#### [Required work]
Copy every line of the records below where the word "diagram" occurs.

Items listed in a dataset
++++++++

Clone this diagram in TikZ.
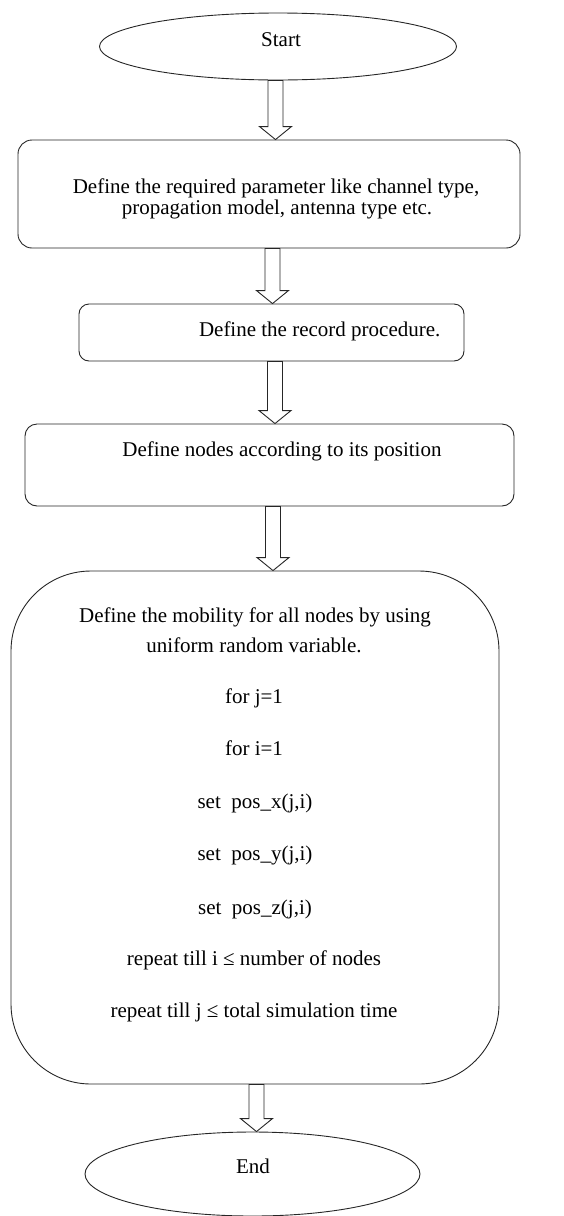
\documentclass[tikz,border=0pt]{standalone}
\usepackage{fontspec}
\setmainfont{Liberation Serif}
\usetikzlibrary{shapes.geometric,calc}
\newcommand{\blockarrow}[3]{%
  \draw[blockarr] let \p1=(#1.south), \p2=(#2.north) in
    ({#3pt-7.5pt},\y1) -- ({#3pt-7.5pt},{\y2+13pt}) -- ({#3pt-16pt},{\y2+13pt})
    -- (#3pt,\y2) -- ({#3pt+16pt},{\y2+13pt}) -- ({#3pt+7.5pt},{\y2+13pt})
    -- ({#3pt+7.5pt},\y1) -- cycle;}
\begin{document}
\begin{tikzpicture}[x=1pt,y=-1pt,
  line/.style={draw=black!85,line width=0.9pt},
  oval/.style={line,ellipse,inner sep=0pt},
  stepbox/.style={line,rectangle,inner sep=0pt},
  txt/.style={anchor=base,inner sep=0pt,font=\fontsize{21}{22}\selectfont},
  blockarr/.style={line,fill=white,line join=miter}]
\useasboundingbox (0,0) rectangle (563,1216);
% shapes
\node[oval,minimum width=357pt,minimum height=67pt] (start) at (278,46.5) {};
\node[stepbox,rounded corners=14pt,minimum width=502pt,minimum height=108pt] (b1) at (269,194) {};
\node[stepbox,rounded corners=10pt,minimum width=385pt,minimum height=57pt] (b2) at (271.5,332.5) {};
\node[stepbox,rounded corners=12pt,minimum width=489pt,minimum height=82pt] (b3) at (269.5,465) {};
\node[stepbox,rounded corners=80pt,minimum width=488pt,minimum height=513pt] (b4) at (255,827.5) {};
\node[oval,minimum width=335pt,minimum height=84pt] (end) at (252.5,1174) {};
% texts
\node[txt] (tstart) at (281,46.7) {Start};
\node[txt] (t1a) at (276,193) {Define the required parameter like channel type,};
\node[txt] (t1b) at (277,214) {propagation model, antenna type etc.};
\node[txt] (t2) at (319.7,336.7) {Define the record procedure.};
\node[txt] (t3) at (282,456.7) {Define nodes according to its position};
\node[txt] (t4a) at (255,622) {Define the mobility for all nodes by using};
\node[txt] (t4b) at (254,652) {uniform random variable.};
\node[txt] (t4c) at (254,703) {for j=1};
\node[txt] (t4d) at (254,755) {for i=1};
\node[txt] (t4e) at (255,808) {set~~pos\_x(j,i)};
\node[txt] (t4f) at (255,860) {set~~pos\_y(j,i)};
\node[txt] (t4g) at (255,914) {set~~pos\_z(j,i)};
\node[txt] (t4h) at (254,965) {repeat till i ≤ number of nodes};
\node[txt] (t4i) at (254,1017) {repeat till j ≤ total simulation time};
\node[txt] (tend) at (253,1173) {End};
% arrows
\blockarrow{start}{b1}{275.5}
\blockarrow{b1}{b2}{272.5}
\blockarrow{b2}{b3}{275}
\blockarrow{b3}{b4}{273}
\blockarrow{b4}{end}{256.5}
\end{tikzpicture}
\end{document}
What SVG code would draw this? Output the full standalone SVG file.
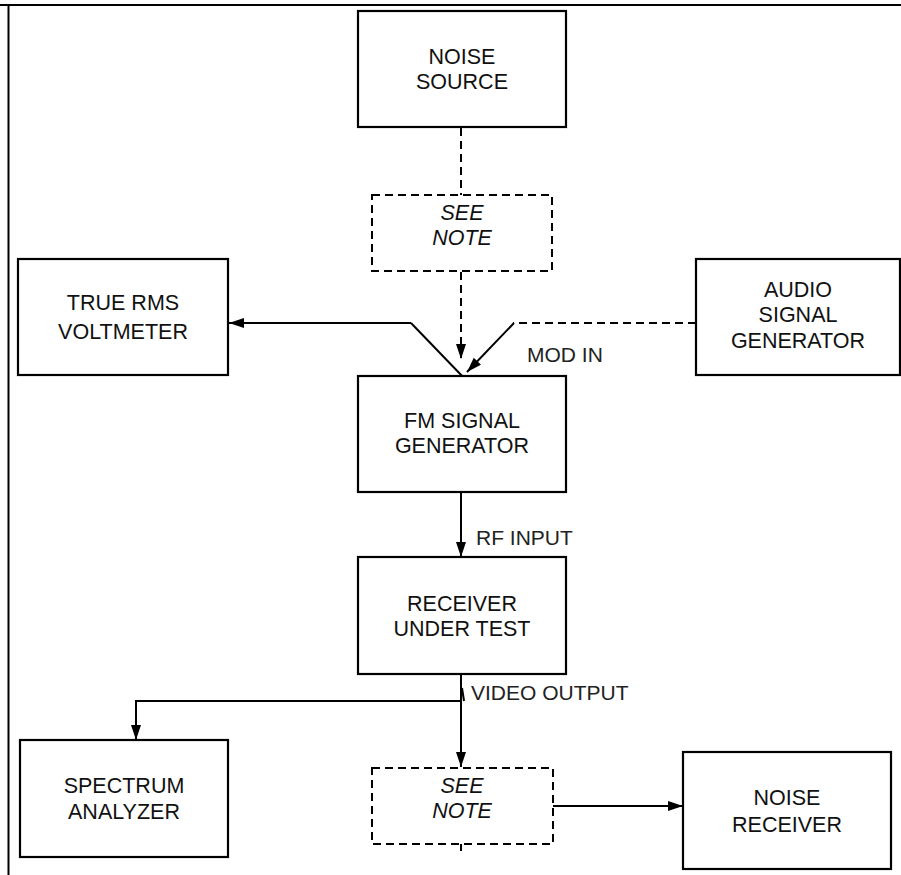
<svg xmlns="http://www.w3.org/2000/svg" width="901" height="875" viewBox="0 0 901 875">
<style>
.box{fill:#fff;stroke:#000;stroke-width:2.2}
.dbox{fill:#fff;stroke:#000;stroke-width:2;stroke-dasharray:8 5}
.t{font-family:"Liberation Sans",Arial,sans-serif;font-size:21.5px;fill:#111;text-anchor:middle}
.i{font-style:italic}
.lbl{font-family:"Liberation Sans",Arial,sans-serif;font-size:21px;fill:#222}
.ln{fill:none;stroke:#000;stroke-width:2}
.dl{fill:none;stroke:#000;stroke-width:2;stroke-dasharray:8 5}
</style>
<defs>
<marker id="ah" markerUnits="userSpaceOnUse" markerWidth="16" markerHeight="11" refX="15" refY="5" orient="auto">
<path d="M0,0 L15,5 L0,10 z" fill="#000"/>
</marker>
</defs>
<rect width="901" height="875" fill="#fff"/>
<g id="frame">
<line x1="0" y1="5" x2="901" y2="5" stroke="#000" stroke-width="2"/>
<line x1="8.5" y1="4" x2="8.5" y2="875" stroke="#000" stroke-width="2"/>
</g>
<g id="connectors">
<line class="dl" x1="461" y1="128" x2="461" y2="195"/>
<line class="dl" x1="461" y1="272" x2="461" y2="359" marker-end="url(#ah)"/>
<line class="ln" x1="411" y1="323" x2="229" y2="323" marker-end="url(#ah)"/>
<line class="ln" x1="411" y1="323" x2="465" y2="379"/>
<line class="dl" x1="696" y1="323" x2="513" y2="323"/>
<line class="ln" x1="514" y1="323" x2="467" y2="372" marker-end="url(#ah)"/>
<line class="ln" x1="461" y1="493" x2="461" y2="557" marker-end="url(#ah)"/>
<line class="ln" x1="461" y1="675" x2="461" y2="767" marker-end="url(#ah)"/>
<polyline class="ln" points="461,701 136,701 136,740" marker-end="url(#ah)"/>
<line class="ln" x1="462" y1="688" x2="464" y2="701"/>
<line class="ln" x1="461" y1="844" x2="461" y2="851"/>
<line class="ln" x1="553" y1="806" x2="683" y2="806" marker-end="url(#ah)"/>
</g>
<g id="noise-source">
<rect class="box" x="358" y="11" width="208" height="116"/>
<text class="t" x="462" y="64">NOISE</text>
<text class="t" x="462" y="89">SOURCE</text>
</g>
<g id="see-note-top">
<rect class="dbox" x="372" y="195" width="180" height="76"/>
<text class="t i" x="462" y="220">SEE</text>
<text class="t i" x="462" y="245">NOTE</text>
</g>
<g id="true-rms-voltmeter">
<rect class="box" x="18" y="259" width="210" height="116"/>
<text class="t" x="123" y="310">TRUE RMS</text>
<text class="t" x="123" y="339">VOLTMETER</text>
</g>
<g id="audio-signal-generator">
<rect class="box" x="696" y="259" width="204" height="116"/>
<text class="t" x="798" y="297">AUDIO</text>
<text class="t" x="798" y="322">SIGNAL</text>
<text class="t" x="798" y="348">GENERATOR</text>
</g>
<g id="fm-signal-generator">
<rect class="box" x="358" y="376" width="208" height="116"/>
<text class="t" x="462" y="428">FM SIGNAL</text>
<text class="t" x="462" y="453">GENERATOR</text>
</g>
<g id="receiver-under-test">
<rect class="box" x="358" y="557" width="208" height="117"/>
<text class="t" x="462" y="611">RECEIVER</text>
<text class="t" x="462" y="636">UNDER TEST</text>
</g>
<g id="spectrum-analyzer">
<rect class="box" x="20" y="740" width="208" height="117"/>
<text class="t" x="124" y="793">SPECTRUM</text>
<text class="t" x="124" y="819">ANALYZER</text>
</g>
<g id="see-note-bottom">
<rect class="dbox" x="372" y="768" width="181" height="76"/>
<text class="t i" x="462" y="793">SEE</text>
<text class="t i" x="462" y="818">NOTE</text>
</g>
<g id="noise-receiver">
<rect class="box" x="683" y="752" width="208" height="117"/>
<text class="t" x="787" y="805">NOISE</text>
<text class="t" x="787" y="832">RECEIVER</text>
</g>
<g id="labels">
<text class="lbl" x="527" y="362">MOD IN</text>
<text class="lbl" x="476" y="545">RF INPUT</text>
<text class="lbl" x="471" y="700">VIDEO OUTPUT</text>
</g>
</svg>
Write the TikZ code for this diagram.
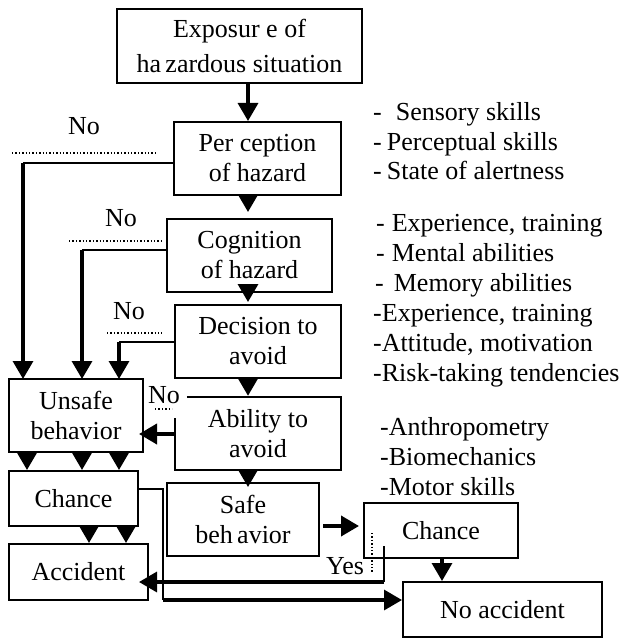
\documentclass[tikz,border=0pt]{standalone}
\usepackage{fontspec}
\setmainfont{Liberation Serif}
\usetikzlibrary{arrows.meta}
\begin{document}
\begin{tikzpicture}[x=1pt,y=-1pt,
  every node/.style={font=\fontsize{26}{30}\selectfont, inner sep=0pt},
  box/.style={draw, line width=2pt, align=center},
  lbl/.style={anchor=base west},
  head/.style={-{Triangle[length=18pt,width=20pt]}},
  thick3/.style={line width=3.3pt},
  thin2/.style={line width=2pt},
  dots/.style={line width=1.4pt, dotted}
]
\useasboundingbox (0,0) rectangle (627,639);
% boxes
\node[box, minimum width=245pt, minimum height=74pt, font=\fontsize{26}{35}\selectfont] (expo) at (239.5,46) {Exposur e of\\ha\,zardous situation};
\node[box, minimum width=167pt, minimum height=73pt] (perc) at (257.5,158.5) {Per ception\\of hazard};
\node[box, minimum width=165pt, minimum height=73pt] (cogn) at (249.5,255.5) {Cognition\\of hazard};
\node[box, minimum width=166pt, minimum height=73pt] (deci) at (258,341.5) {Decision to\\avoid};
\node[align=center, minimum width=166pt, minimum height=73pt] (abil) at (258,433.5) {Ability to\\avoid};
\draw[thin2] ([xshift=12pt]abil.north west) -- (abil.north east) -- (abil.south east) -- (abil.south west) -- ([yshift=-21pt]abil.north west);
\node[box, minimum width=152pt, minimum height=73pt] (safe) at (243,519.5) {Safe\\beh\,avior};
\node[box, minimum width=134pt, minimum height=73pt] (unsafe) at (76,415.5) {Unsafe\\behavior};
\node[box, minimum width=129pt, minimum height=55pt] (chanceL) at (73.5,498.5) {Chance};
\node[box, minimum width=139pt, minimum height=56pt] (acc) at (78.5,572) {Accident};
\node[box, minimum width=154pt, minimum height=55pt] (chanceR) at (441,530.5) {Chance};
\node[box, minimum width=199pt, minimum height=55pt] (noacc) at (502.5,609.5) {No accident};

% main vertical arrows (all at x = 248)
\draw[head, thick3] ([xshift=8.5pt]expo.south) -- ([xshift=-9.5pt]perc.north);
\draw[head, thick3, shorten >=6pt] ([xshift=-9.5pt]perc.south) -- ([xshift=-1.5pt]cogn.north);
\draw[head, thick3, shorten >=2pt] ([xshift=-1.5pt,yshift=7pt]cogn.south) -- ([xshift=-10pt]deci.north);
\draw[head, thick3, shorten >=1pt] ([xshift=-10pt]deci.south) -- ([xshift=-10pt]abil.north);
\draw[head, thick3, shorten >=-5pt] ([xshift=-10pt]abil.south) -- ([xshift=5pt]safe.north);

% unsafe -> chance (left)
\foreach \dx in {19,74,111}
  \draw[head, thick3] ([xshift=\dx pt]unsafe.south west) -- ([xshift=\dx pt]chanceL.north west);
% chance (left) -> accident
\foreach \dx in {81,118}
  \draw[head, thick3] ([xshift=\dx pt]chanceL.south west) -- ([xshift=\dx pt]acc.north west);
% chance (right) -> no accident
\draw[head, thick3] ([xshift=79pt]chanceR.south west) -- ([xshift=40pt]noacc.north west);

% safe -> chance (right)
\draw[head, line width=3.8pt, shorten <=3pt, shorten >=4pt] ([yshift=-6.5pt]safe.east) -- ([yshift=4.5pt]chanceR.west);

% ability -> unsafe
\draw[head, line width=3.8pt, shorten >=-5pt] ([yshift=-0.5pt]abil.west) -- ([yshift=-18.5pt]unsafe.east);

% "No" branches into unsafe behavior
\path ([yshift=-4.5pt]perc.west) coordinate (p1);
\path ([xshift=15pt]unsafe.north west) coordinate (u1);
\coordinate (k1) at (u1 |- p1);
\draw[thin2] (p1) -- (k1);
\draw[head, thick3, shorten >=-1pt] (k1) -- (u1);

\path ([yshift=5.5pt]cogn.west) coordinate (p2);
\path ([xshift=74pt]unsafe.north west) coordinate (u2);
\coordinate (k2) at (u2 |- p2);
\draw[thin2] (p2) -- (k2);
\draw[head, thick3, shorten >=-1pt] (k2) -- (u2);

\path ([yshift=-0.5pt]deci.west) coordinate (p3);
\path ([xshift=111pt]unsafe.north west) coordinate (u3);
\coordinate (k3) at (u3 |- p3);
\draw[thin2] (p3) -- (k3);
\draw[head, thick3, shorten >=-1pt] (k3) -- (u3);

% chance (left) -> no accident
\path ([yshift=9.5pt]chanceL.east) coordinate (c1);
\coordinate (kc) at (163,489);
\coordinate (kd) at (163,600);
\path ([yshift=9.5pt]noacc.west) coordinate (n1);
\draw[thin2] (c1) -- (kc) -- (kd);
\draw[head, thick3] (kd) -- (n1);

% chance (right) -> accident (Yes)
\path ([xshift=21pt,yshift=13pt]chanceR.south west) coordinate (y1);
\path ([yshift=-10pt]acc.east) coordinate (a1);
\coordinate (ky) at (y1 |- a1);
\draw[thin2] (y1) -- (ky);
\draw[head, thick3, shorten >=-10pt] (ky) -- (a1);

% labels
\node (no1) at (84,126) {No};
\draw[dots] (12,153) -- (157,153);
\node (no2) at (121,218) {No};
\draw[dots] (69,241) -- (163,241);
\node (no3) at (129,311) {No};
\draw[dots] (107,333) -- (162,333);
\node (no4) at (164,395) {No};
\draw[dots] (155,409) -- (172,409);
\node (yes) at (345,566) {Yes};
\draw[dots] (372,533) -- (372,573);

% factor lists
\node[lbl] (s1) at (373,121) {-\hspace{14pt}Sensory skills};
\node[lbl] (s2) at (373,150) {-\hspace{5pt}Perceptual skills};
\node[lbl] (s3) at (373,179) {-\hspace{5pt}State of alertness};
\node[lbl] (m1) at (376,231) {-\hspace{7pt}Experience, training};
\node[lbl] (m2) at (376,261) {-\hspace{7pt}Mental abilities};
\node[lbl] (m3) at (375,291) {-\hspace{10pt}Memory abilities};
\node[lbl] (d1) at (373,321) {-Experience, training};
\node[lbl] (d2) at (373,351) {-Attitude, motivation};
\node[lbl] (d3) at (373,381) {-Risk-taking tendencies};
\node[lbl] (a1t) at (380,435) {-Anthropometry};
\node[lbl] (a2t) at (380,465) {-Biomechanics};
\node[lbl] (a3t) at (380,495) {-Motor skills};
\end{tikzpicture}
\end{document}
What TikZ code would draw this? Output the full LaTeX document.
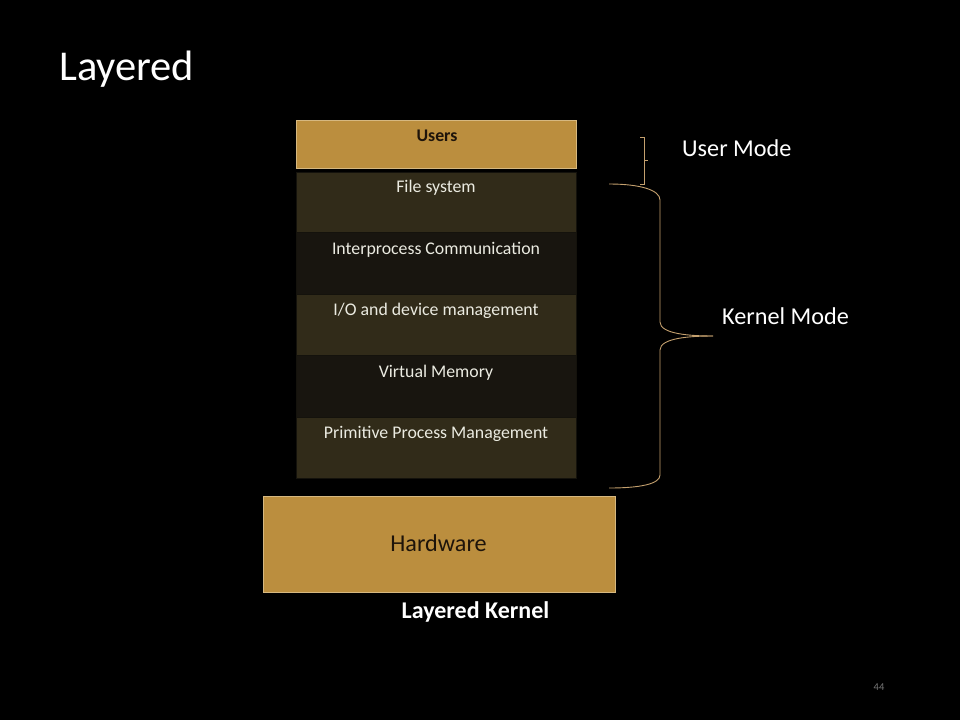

++++++++

#### [Complete response]
Clone this diagram in TikZ.
Write the TikZ code for this diagram.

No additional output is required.